■ Short problem ■
Please write out the lines of the data exactly, beginning with the first and ending with the line containing "XAxis, YAxis, CartesianGrid"; leave the pictures behind.

-------------------------

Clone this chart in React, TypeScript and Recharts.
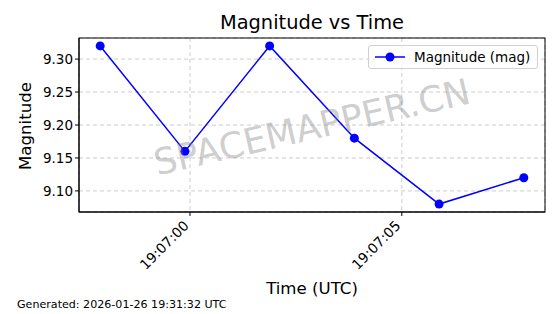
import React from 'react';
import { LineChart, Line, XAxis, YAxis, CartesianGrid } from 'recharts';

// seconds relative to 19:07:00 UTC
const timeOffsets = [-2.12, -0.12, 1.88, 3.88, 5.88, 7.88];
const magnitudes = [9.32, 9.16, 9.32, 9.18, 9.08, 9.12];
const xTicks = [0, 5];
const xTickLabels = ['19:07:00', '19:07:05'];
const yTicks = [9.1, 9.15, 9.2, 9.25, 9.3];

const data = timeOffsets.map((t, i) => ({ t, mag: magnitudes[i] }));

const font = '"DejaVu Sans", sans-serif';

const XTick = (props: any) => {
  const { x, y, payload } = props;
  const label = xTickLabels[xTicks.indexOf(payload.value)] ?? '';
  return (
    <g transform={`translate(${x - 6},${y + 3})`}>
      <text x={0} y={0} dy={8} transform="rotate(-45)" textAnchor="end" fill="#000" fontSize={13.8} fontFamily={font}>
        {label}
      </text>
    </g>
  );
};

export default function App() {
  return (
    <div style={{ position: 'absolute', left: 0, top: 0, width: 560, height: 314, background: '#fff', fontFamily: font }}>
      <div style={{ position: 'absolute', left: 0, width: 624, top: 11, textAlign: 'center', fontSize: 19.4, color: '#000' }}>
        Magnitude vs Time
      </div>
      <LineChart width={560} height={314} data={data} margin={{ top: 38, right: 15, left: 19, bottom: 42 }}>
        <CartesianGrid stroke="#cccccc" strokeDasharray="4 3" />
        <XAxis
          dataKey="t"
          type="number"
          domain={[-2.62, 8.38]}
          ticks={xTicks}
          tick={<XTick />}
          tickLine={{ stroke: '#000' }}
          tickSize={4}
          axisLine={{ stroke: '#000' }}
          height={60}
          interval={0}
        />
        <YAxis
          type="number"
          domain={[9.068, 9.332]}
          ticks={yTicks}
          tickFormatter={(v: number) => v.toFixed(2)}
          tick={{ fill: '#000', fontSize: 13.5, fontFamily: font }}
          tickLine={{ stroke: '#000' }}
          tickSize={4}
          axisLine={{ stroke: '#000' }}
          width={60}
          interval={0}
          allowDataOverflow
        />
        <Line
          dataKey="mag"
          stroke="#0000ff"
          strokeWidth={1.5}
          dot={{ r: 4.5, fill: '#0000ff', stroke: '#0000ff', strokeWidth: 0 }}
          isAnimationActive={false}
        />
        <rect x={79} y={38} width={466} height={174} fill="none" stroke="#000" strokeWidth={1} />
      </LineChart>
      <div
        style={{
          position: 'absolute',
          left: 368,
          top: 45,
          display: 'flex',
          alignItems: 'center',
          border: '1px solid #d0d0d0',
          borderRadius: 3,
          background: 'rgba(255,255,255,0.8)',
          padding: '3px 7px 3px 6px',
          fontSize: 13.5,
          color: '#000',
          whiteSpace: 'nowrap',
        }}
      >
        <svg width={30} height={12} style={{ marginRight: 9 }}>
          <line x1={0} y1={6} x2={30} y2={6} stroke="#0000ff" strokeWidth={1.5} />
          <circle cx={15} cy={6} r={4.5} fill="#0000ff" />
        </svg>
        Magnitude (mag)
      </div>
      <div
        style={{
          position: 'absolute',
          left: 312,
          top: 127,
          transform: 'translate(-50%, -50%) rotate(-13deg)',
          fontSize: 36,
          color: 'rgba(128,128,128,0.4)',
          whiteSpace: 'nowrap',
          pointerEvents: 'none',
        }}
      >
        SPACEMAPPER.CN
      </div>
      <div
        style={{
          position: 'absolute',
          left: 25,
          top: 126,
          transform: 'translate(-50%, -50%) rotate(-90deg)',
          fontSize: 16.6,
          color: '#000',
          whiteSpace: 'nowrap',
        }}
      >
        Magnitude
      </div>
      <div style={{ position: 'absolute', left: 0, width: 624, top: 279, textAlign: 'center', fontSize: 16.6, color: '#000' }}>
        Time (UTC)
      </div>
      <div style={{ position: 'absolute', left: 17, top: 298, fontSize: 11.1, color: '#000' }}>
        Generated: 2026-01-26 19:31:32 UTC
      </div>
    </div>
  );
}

-------------------------

■ Written solution ■
Clone this chart in React, TypeScript and Recharts.
import React from 'react';
import { LineChart, Line, XAxis, YAxis, CartesianGrid } from 'recharts';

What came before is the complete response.